> GIVEN DATA:
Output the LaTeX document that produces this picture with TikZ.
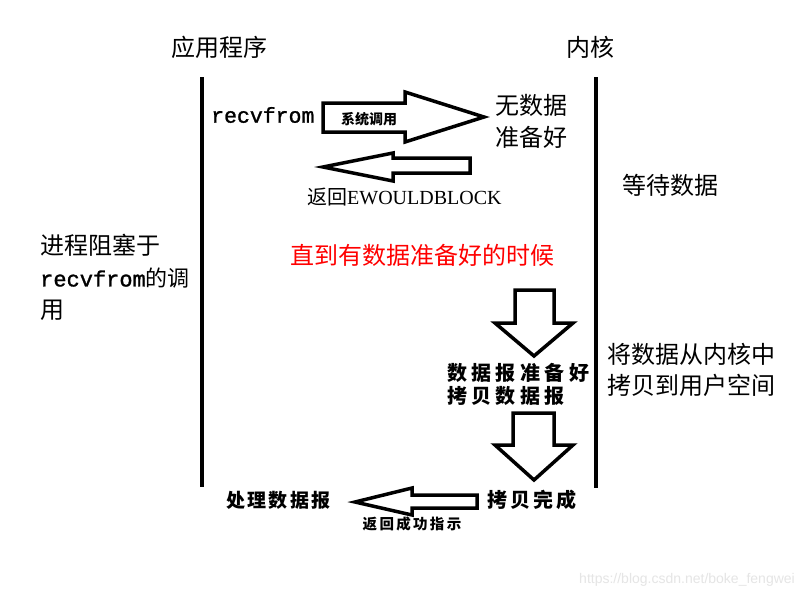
\documentclass[tikz,border=0pt]{standalone}
\usepackage{fontspec}
\setmainfont{Liberation Serif}
\setmonofont{Liberation Mono}
\newfontfamily\monomed[FakeBold=1.2]{Liberation Mono}
\newfontfamily\cjk{Noto Sans CJK SC}
\newfontfamily\cjksp[LetterSpace=12]{Noto Sans CJK SC}
\newfontfamily\cjkspw[LetterSpace=22]{Noto Sans CJK SC}
\newfontfamily\cjkspm[LetterSpace=16]{Noto Sans CJK SC}
\newfontfamily\wmfont{Liberation Sans}
\begin{document}
\begin{tikzpicture}[x=1pt,y=-1pt,
  lbl/.style={inner sep=0pt,anchor=west,font=\cjk\fontsize{24}{26}\selectfont},
  boldlbl/.style={inner sep=0pt,anchor=west,font=\cjksp\bfseries\fontsize{19}{21}\selectfont},
  widebold/.style={inner sep=0pt,anchor=west,font=\cjkspw\bfseries\fontsize{20}{22}\selectfont},
  midbold/.style={inner sep=0pt,anchor=west,font=\cjkspm\bfseries\fontsize{20}{22}\selectfont},
  blockarrow/.style={draw=black,line width=3.5pt,fill=white,line join=miter},
  timeline/.style={line width=4pt}]
\useasboundingbox[fill=white] (0,0) rectangle (805,603);
% titles
\node[lbl,anchor=center] (app) at (219,47) {应用程序};
\node[lbl,anchor=center] (kern) at (590,47) {内核};
% timelines
\coordinate (la) at (202,77); \coordinate (lb) at (202,487);
\coordinate (ra) at (596,77); \coordinate (rb) at (596,488);
\draw[timeline] (la) -- (lb);
\draw[timeline] (ra) -- (rb);
% system call arrow
\draw[blockarrow] (323,103) -- (405,103) -- (405,92) -- (484,117) -- (405,142) -- (405,132) -- (323,132) -- cycle;
\node[inner sep=0pt,font=\cjk\bfseries\fontsize{14}{16}\selectfont] (sc) at (369,119) {系统调用};
\node[inner sep=0pt,anchor=west,font=\monomed\fontsize{21.5}{23}\selectfont] (recv) at (211,115) {recvfrom};
\node[lbl] (nod1) at (495,105) {无数据};
\node[lbl] (nod2) at (495,137) {准备好};
% EWOULDBLOCK arrow
\draw[blockarrow] (470,158) -- (393,158) -- (393,153) -- (323,167) -- (393,181) -- (393,173) -- (470,173) -- cycle;
\node[inner sep=0pt,anchor=west] (ewb) at (307,197) {{\cjk\fontsize{20}{22}\selectfont 返回}{\fontsize{20}{22}\selectfont EWOULDBLOCK}};
\node[lbl] (wait) at (622,185) {等待数据};
\node[lbl,text=red] (until) at (290,255) {直到有数据准备好的时候};
\node[lbl] (blk1) at (40,245) {进程阻塞于};
\node[inner sep=0pt,anchor=west] (blk2) at (40,278) {{\monomed\fontsize{22}{24}\selectfont recvfrom}{\cjk\fontsize{22}{24}\selectfont 的调}};
\node[lbl] (blk3) at (40,310) {用};
% down arrow 1
\draw[blockarrow] (515,290) -- (554,290) -- (554,323) -- (573,323) -- (534,356) -- (495,323) -- (515,323) -- cycle;
\node[widebold] (dr1) at (447,373) {数据报准备好};
\node[widebold] (dr2) at (447,396) {拷贝数据报};
\node[lbl] (cp1) at (607,354) {将数据从内核中};
\node[lbl] (cp2) at (607,385) {拷贝到用户空间};
% down arrow 2
\draw[blockarrow] (513,413) -- (554,413) -- (554,445) -- (573,445) -- (534,480) -- (495,445) -- (513,445) -- cycle;
% bottom return arrow
\draw[blockarrow] (477,495) -- (412,495) -- (412,488) -- (355,502) -- (412,515) -- (412,508) -- (477,508) -- cycle;
\node[boldlbl] (proc) at (226,500) {处理数据报};
\node[midbold] (done) at (487,500) {拷贝完成};
\node[inner sep=0pt,font=\cjkspm\bfseries\fontsize{14.5}{16}\selectfont] (ok) at (412,524) {返回成功指示};
% watermark
\node[inner sep=0pt,anchor=east,text=black!10,font=\wmfont\fontsize{14}{16}\selectfont] (wm) at (795,580) {https://blog.csdn.net/boke\_fengwei};
\end{tikzpicture}
\end{document}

> WRITTEN EXERCISE: Repeat the material exactly as it reads, without any of its pictures.

> WRITTEN ANSWER:
Output the LaTeX document that produces this picture with TikZ.
\documentclass[tikz,border=0pt]{standalone}
\usepackage{fontspec}
\setmainfont{Liberation Serif}
\setmonofont{Liberation Mono}
\newfontfamily\monomed[FakeBold=1.2]{Liberation Mono}
\newfontfamily\cjk{Noto Sans CJK SC}
\newfontfamily\cjksp[LetterSpace=12]{Noto Sans CJK SC}
\newfontfamily\cjkspw[LetterSpace=22]{Noto Sans CJK SC}
\newfontfamily\cjkspm[LetterSpace=16]{Noto Sans CJK SC}
\newfontfamily\wmfont{Liberation Sans}
\begin{document}
\begin{tikzpicture}[x=1pt,y=-1pt,
  lbl/.style={inner sep=0pt,anchor=west,font=\cjk\fontsize{24}{26}\selectfont},
  boldlbl/.style={inner sep=0pt,anchor=west,font=\cjksp\bfseries\fontsize{19}{21}\selectfont},
  widebold/.style={inner sep=0pt,anchor=west,font=\cjkspw\bfseries\fontsize{20}{22}\selectfont},
  midbold/.style={inner sep=0pt,anchor=west,font=\cjkspm\bfseries\fontsize{20}{22}\selectfont},
  blockarrow/.style={draw=black,line width=3.5pt,fill=white,line join=miter},
  timeline/.style={line width=4pt}]
\useasboundingbox[fill=white] (0,0) rectangle (805,603);
% titles
\node[lbl,anchor=center] (app) at (219,47) {应用程序};
\node[lbl,anchor=center] (kern) at (590,47) {内核};
% timelines
\coordinate (la) at (202,77); \coordinate (lb) at (202,487);
\coordinate (ra) at (596,77); \coordinate (rb) at (596,488);
\draw[timeline] (la) -- (lb);
\draw[timeline] (ra) -- (rb);
% system call arrow
\draw[blockarrow] (323,103) -- (405,103) -- (405,92) -- (484,117) -- (405,142) -- (405,132) -- (323,132) -- cycle;
\node[inner sep=0pt,font=\cjk\bfseries\fontsize{14}{16}\selectfont] (sc) at (369,119) {系统调用};
\node[inner sep=0pt,anchor=west,font=\monomed\fontsize{21.5}{23}\selectfont] (recv) at (211,115) {recvfrom};
\node[lbl] (nod1) at (495,105) {无数据};
\node[lbl] (nod2) at (495,137) {准备好};
% EWOULDBLOCK arrow
\draw[blockarrow] (470,158) -- (393,158) -- (393,153) -- (323,167) -- (393,181) -- (393,173) -- (470,173) -- cycle;
\node[inner sep=0pt,anchor=west] (ewb) at (307,197) {{\cjk\fontsize{20}{22}\selectfont 返回}{\fontsize{20}{22}\selectfont EWOULDBLOCK}};
\node[lbl] (wait) at (622,185) {等待数据};
\node[lbl,text=red] (until) at (290,255) {直到有数据准备好的时候};
\node[lbl] (blk1) at (40,245) {进程阻塞于};
\node[inner sep=0pt,anchor=west] (blk2) at (40,278) {{\monomed\fontsize{22}{24}\selectfont recvfrom}{\cjk\fontsize{22}{24}\selectfont 的调}};
\node[lbl] (blk3) at (40,310) {用};
% down arrow 1
\draw[blockarrow] (515,290) -- (554,290) -- (554,323) -- (573,323) -- (534,356) -- (495,323) -- (515,323) -- cycle;
\node[widebold] (dr1) at (447,373) {数据报准备好};
\node[widebold] (dr2) at (447,396) {拷贝数据报};
\node[lbl] (cp1) at (607,354) {将数据从内核中};
\node[lbl] (cp2) at (607,385) {拷贝到用户空间};
% down arrow 2
\draw[blockarrow] (513,413) -- (554,413) -- (554,445) -- (573,445) -- (534,480) -- (495,445) -- (513,445) -- cycle;
% bottom return arrow
\draw[blockarrow] (477,495) -- (412,495) -- (412,488) -- (355,502) -- (412,515) -- (412,508) -- (477,508) -- cycle;
\node[boldlbl] (proc) at (226,500) {处理数据报};
\node[midbold] (done) at (487,500) {拷贝完成};
\node[inner sep=0pt,font=\cjkspm\bfseries\fontsize{14.5}{16}\selectfont] (ok) at (412,524) {返回成功指示};
% watermark
\node[inner sep=0pt,anchor=east,text=black!10,font=\wmfont\fontsize{14}{16}\selectfont] (wm) at (795,580) {https://blog.csdn.net/boke\_fengwei};
\end{tikzpicture}
\end{document}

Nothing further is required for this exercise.